* PROBLEM TO WORK ON
Exclude the pictures and reproduce the remaining data exactly as written.

* DATA LINES
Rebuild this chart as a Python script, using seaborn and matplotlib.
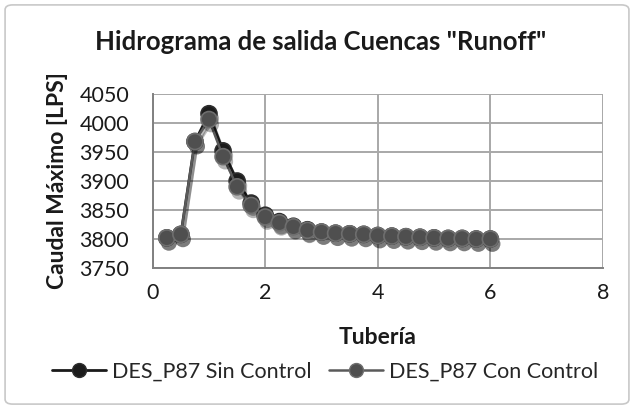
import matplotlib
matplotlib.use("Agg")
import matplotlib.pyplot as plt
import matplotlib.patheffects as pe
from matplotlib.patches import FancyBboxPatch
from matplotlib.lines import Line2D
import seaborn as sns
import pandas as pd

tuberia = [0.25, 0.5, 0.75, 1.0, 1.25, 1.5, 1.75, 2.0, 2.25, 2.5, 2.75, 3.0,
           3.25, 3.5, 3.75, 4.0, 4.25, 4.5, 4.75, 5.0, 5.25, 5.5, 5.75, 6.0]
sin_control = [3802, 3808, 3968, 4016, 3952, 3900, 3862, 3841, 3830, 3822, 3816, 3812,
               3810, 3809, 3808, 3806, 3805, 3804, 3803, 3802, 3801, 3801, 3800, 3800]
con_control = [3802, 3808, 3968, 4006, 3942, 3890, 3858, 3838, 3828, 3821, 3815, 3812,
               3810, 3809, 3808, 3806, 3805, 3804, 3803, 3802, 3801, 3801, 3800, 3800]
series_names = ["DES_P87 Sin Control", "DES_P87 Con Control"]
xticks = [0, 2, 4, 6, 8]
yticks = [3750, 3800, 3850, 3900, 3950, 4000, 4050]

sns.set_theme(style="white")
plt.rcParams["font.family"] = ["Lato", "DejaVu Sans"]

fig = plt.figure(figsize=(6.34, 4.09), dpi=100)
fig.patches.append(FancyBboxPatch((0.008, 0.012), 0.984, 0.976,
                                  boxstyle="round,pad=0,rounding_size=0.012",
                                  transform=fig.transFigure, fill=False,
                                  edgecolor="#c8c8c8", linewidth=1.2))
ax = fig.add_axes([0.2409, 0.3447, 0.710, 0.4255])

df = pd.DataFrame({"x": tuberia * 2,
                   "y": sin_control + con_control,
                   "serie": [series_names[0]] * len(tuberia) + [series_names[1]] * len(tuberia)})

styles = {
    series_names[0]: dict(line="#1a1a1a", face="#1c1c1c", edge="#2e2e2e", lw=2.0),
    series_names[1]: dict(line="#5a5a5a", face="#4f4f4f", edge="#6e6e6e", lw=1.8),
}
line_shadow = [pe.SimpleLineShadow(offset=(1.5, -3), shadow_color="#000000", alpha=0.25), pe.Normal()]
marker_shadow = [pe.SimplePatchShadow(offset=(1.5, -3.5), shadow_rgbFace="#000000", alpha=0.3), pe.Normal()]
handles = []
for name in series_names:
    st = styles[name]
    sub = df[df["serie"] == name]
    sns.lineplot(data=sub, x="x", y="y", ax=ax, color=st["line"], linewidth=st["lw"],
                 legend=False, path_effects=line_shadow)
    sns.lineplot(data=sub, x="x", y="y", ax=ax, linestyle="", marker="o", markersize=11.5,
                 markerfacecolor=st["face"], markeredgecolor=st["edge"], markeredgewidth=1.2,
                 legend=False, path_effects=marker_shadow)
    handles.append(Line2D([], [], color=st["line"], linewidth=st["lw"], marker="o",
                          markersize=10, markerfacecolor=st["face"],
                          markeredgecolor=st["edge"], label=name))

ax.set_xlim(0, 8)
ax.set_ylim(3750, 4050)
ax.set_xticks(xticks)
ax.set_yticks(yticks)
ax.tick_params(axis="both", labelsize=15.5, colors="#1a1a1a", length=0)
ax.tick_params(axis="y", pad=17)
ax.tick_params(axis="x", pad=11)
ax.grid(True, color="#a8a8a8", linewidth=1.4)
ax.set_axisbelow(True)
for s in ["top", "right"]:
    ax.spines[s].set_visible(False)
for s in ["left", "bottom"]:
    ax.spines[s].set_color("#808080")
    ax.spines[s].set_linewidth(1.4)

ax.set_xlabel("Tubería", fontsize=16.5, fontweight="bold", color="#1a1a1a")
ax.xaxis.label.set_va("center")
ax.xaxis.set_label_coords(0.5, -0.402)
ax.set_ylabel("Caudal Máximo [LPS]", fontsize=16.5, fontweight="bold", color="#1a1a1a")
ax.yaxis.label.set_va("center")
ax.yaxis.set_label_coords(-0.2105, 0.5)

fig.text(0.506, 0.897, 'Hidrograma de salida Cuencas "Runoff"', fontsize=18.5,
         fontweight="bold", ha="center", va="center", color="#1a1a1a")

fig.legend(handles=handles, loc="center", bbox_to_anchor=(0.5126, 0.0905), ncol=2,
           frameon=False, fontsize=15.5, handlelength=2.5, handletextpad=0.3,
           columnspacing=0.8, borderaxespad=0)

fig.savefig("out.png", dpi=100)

* REPLY
Rebuild this chart as a Python script, using seaborn and matplotlib.
import matplotlib
matplotlib.use("Agg")
import matplotlib.pyplot as plt
import matplotlib.patheffects as pe
from matplotlib.patches import FancyBboxPatch
from matplotlib.lines import Line2D
import seaborn as sns
import pandas as pd

tuberia = [0.25, 0.5, 0.75, 1.0, 1.25, 1.5, 1.75, 2.0, 2.25, 2.5, 2.75, 3.0,
           3.25, 3.5, 3.75, 4.0, 4.25, 4.5, 4.75, 5.0, 5.25, 5.5, 5.75, 6.0]
sin_control = [3802, 3808, 3968, 4016, 3952, 3900, 3862, 3841, 3830, 3822, 3816, 3812,
               3810, 3809, 3808, 3806, 3805, 3804, 3803, 3802, 3801, 3801, 3800, 3800]
con_control = [3802, 3808, 3968, 4006, 3942, 3890, 3858, 3838, 3828, 3821, 3815, 3812,
               3810, 3809, 3808, 3806, 3805, 3804, 3803, 3802, 3801, 3801, 3800, 3800]
series_names = ["DES_P87 Sin Control", "DES_P87 Con Control"]
xticks = [0, 2, 4, 6, 8]
yticks = [3750, 3800, 3850, 3900, 3950, 4000, 4050]

sns.set_theme(style="white")
plt.rcParams["font.family"] = ["Lato", "DejaVu Sans"]

fig = plt.figure(figsize=(6.34, 4.09), dpi=100)
fig.patches.append(FancyBboxPatch((0.008, 0.012), 0.984, 0.976,
                                  boxstyle="round,pad=0,rounding_size=0.012",
                                  transform=fig.transFigure, fill=False,
                                  edgecolor="#c8c8c8", linewidth=1.2))
ax = fig.add_axes([0.2409, 0.3447, 0.710, 0.4255])

df = pd.DataFrame({"x": tuberia * 2,
                   "y": sin_control + con_control,
                   "serie": [series_names[0]] * len(tuberia) + [series_names[1]] * len(tuberia)})

styles = {
    series_names[0]: dict(line="#1a1a1a", face="#1c1c1c", edge="#2e2e2e", lw=2.0),
    series_names[1]: dict(line="#5a5a5a", face="#4f4f4f", edge="#6e6e6e", lw=1.8),
}
line_shadow = [pe.SimpleLineShadow(offset=(1.5, -3), shadow_color="#000000", alpha=0.25), pe.Normal()]
marker_shadow = [pe.SimplePatchShadow(offset=(1.5, -3.5), shadow_rgbFace="#000000", alpha=0.3), pe.Normal()]
handles = []
for name in series_names:
    st = styles[name]
    sub = df[df["serie"] == name]
    sns.lineplot(data=sub, x="x", y="y", ax=ax, color=st["line"], linewidth=st["lw"],
                 legend=False, path_effects=line_shadow)
    sns.lineplot(data=sub, x="x", y="y", ax=ax, linestyle="", marker="o", markersize=11.5,
                 markerfacecolor=st["face"], markeredgecolor=st["edge"], markeredgewidth=1.2,
                 legend=False, path_effects=marker_shadow)
    handles.append(Line2D([], [], color=st["line"], linewidth=st["lw"], marker="o",
                          markersize=10, markerfacecolor=st["face"],
                          markeredgecolor=st["edge"], label=name))

ax.set_xlim(0, 8)
ax.set_ylim(3750, 4050)
ax.set_xticks(xticks)
ax.set_yticks(yticks)
ax.tick_params(axis="both", labelsize=15.5, colors="#1a1a1a", length=0)
ax.tick_params(axis="y", pad=17)
ax.tick_params(axis="x", pad=11)
ax.grid(True, color="#a8a8a8", linewidth=1.4)
ax.set_axisbelow(True)
for s in ["top", "right"]:
    ax.spines[s].set_visible(False)
for s in ["left", "bottom"]:
    ax.spines[s].set_color("#808080")
    ax.spines[s].set_linewidth(1.4)

ax.set_xlabel("Tubería", fontsize=16.5, fontweight="bold", color="#1a1a1a")
ax.xaxis.label.set_va("center")
ax.xaxis.set_label_coords(0.5, -0.402)
ax.set_ylabel("Caudal Máximo [LPS]", fontsize=16.5, fontweight="bold", color="#1a1a1a")
ax.yaxis.label.set_va("center")
ax.yaxis.set_label_coords(-0.2105, 0.5)

fig.text(0.506, 0.897, 'Hidrograma de salida Cuencas "Runoff"', fontsize=18.5,
         fontweight="bold", ha="center", va="center", color="#1a1a1a")

fig.legend(handles=handles, loc="center", bbox_to_anchor=(0.5126, 0.0905), ncol=2,
           frameon=False, fontsize=15.5, handlelength=2.5, handletextpad=0.3,
           columnspacing=0.8, borderaxespad=0)

fig.savefig("out.png", dpi=100)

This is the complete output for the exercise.